Amnesty International a rendu public, mercredi 3 juin, un rapport à charge contre l’armée nigériane, coupable selon l’organisation de défense des droits de l’homme de terribles exactions à l’encontre de populations civiles lors d’opérations de lutte contre Boko Haram depuis 2011. Entretien avec Alioune Tine, le directeur du bureau régional pour l’Afrique de l’Ouest et du Centre chez Amnesty International.
Vous dénoncez la mort de 8 000 hommes et jeunes garçons aux mains des forces armées nigérianes ces quatre dernières années. Qui sont ces personnes ? Que leur est-il arrivé ?
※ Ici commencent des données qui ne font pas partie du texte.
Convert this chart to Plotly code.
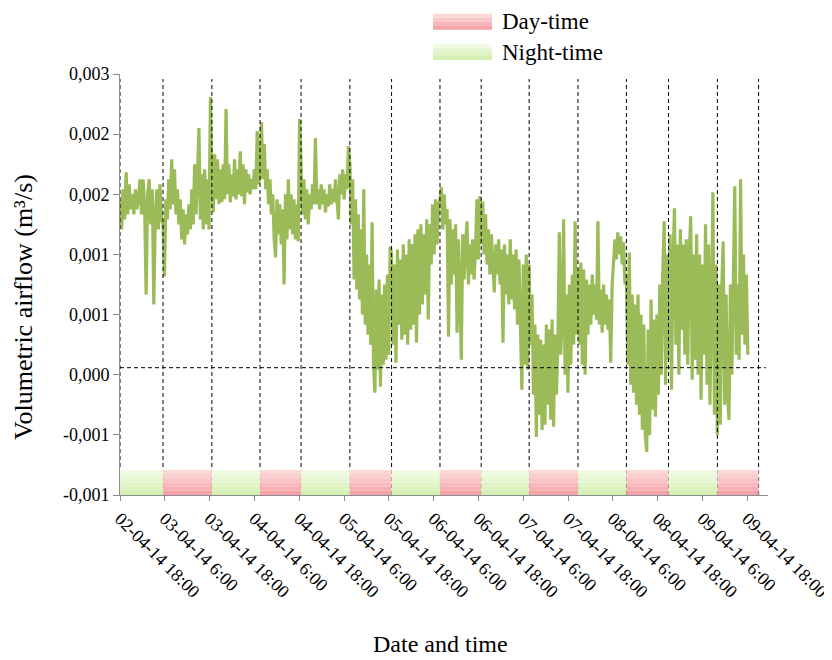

Ce sont des gens soupçonnés d’appartenir à Boko Haram. Mais beaucoup d’innocents ont été arrêtés lors de rafles, d’opérations de nettoyage. Depuis mars 2011, plus de 7 000 jeunes hommes et jeunes garçons sont morts en détention militaire et depuis février 2012, plus de 1 200 personnes ont été tuées dans des conditions contraires à la légalité : assassinats par la faim, la soif, l’asphyxie, sous la torture… C’est inadmissible.
Au camp de Giwa, un camp improvisé, 2 000 personnes ont été amenées d’un seul coup, privées d’eau et de nourriture pendant souvent 48 heures, n’ayant d’autre choix que de boire leur urine… Quand certains mouraient, ça faisait de l’espace pour les autres, ça leur donnait de l’oxygène. C’est incroyable parce que les détenus profitaient de l’occasion d’enterrer les morts pour sortir, se laver les mains et boire de l’eau. C’est un enfer indescriptible.
La hiérarchie militaire était au courant de ces atrocités. Amnesty International a envoyé 57 courriers, a mené des dizaines d’entretiens avec les autorités, mais aucune enquête n’a été ouverte. Nous avons donc saisi le bureau du procureur de la CPI (Cour pénale internationale) et demandé au président Buhari de tout faire pour que des enquêtes soient ouvertes rapidement. Amnesty cite notamment neuf hauts responsables militaires, car nous avons des preuves que des crimes ont été commis sous leur commandement, par des gens qui étaient sous leurs ordres.
Qu’est-ce qui explique que des militaires aient pu commettre de telles horreurs ?
Ils oublient souvent qu’ils sont dans un Etat de droit. Chaque fois qu’il y avait des attaques de Boko Haram, ils se vengeaient. Près de 20 000 personnes ont été arrêtées illégalement, torturées et certaines ont été victimes d’exécutions extrajudiciaires. Ce sont des crimes graves, commis de manière délibérée, qui doivent être considérés comme des crimes de guerre, des crimes contre l’humanité. Ils ont été largement documentés, avec les preuves et les témoignages de plus de 400 personnes, des journalistes, des militaires, des témoins oculaires, des parents, des victimes.
Comment avez-vous obtenu ces témoignages de militaires ?
Tous les militaires ne sont pas pourris ! Certains nous ont adressé des rapports, ils ont informé leurs autorités parce qu’ils étaient révoltés par de tels actes.
L’armée nigériane a lancé une nouvelle offensive contre Boko Haram fin 2014, savez-vous si ces exactions continuent ? La participation des armées tchadienne, nigérienne et camerounaise a-t-elle une incidence ?
Nous sommes très vigilants par rapport à cette opération, mais il est d’abord fondamental que les crimes commis ne restent pas impunis. Nous sommes en train de fêter les 40 ans de la Cédéao (communauté des Etats d’Afrique de l’Ouest), les textes et les institutions sont réformés pour renforcer les droits humains. C’est une belle occasion pour que les chefs d’Etat disent au Nigeria, qui abrite cette institution, qu’il faut mettre un terme à l’impunité.